(Plotting code records)
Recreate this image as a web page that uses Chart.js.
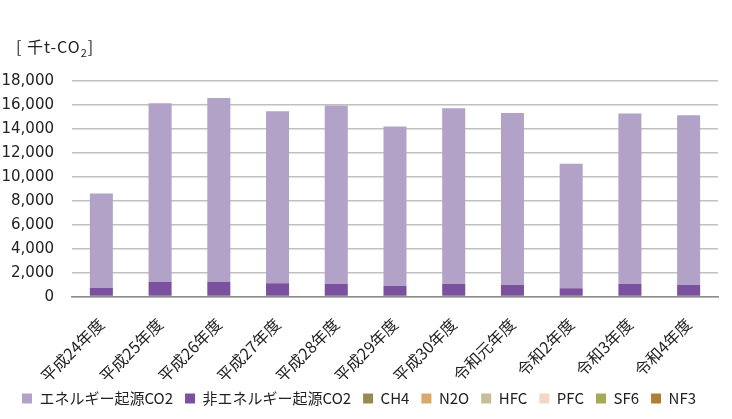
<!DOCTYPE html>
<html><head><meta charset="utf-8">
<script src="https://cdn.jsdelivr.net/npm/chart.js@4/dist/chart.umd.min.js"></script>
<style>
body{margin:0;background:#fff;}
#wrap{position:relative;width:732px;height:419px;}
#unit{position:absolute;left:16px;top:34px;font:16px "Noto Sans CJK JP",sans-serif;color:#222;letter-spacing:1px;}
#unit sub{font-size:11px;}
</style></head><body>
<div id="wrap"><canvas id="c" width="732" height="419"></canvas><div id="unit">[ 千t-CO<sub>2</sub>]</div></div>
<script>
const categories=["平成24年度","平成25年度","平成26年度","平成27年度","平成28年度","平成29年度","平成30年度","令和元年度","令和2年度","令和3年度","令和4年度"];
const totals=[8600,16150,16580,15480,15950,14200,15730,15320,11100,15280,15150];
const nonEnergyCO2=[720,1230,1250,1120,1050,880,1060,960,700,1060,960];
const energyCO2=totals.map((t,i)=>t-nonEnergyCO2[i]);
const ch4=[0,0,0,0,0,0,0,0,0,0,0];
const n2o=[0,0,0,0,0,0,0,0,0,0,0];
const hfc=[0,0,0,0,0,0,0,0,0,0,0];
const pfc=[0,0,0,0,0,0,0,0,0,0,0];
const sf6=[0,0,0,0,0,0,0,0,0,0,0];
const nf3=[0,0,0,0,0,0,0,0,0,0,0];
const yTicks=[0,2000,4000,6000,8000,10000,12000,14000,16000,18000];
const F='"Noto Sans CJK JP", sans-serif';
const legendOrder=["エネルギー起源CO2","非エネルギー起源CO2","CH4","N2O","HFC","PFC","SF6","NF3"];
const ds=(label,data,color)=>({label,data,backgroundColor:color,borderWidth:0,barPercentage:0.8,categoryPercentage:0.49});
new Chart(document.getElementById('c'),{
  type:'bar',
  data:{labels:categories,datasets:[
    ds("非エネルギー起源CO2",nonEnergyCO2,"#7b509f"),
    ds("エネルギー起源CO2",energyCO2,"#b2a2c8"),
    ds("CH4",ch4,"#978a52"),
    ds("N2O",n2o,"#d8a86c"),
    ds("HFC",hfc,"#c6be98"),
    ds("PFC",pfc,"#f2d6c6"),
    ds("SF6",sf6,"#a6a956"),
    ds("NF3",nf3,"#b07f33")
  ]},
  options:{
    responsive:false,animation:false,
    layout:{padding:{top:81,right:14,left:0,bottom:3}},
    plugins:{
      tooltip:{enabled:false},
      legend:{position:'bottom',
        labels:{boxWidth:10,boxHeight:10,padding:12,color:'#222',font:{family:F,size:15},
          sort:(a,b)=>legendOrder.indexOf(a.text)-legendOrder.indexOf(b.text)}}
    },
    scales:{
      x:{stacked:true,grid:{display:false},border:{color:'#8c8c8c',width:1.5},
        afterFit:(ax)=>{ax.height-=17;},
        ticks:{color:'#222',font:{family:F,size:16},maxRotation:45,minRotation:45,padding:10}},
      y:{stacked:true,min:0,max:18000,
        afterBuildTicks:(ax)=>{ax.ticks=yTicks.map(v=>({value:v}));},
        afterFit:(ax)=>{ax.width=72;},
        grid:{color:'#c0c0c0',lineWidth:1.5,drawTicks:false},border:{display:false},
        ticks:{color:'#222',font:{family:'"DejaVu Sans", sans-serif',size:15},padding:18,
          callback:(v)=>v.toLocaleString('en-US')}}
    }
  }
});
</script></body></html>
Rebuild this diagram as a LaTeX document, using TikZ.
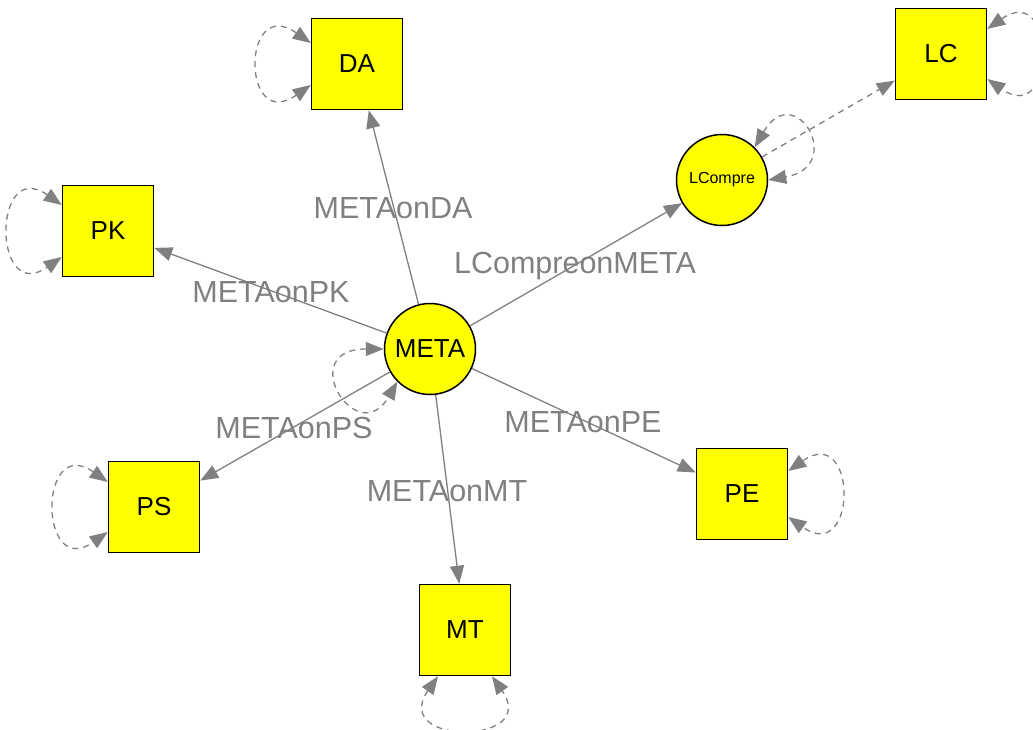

→ **Aim**
Ignore the images and quote every line of the listing exactly.

→ **Exercise solution**
Recreate this image as a web page that uses Chart.js.
<!DOCTYPE html>
<html><head><meta charset="utf-8">
<script src="https://cdn.jsdelivr.net/npm/chart.js@4/dist/chart.umd.min.js"></script>
<style>
body{margin:0;background:#fff;}
#wrap{position:relative;width:732px;height:419px;}
#unit{position:absolute;left:16px;top:34px;font:16px "Noto Sans CJK JP",sans-serif;color:#222;letter-spacing:1px;}
#unit sub{font-size:11px;}
</style></head><body>
<div id="wrap"><canvas id="c" width="732" height="419"></canvas><div id="unit">[ 千t-CO<sub>2</sub>]</div></div>
<script>
const categories=["平成24年度","平成25年度","平成26年度","平成27年度","平成28年度","平成29年度","平成30年度","令和元年度","令和2年度","令和3年度","令和4年度"];
const totals=[8600,16150,16580,15480,15950,14200,15730,15320,11100,15280,15150];
const nonEnergyCO2=[720,1230,1250,1120,1050,880,1060,960,700,1060,960];
const energyCO2=totals.map((t,i)=>t-nonEnergyCO2[i]);
const ch4=[0,0,0,0,0,0,0,0,0,0,0];
const n2o=[0,0,0,0,0,0,0,0,0,0,0];
const hfc=[0,0,0,0,0,0,0,0,0,0,0];
const pfc=[0,0,0,0,0,0,0,0,0,0,0];
const sf6=[0,0,0,0,0,0,0,0,0,0,0];
const nf3=[0,0,0,0,0,0,0,0,0,0,0];
const yTicks=[0,2000,4000,6000,8000,10000,12000,14000,16000,18000];
const F='"Noto Sans CJK JP", sans-serif';
const legendOrder=["エネルギー起源CO2","非エネルギー起源CO2","CH4","N2O","HFC","PFC","SF6","NF3"];
const ds=(label,data,color)=>({label,data,backgroundColor:color,borderWidth:0,barPercentage:0.8,categoryPercentage:0.49});
new Chart(document.getElementById('c'),{
  type:'bar',
  data:{labels:categories,datasets:[
    ds("非エネルギー起源CO2",nonEnergyCO2,"#7b509f"),
    ds("エネルギー起源CO2",energyCO2,"#b2a2c8"),
    ds("CH4",ch4,"#978a52"),
    ds("N2O",n2o,"#d8a86c"),
    ds("HFC",hfc,"#c6be98"),
    ds("PFC",pfc,"#f2d6c6"),
    ds("SF6",sf6,"#a6a956"),
    ds("NF3",nf3,"#b07f33")
  ]},
  options:{
    responsive:false,animation:false,
    layout:{padding:{top:81,right:14,left:0,bottom:3}},
    plugins:{
      tooltip:{enabled:false},
      legend:{position:'bottom',
        labels:{boxWidth:10,boxHeight:10,padding:12,color:'#222',font:{family:F,size:15},
          sort:(a,b)=>legendOrder.indexOf(a.text)-legendOrder.indexOf(b.text)}}
    },
    scales:{
      x:{stacked:true,grid:{display:false},border:{color:'#8c8c8c',width:1.5},
        afterFit:(ax)=>{ax.height-=17;},
        ticks:{color:'#222',font:{family:F,size:16},maxRotation:45,minRotation:45,padding:10}},
      y:{stacked:true,min:0,max:18000,
        afterBuildTicks:(ax)=>{ax.ticks=yTicks.map(v=>({value:v}));},
        afterFit:(ax)=>{ax.width=72;},
        grid:{color:'#c0c0c0',lineWidth:1.5,drawTicks:false},border:{display:false},
        ticks:{color:'#222',font:{family:'"DejaVu Sans", sans-serif',size:15},padding:18,
          callback:(v)=>v.toLocaleString('en-US')}}
    }
  }
});
</script></body></html>
Rebuild this diagram as a LaTeX document, using TikZ.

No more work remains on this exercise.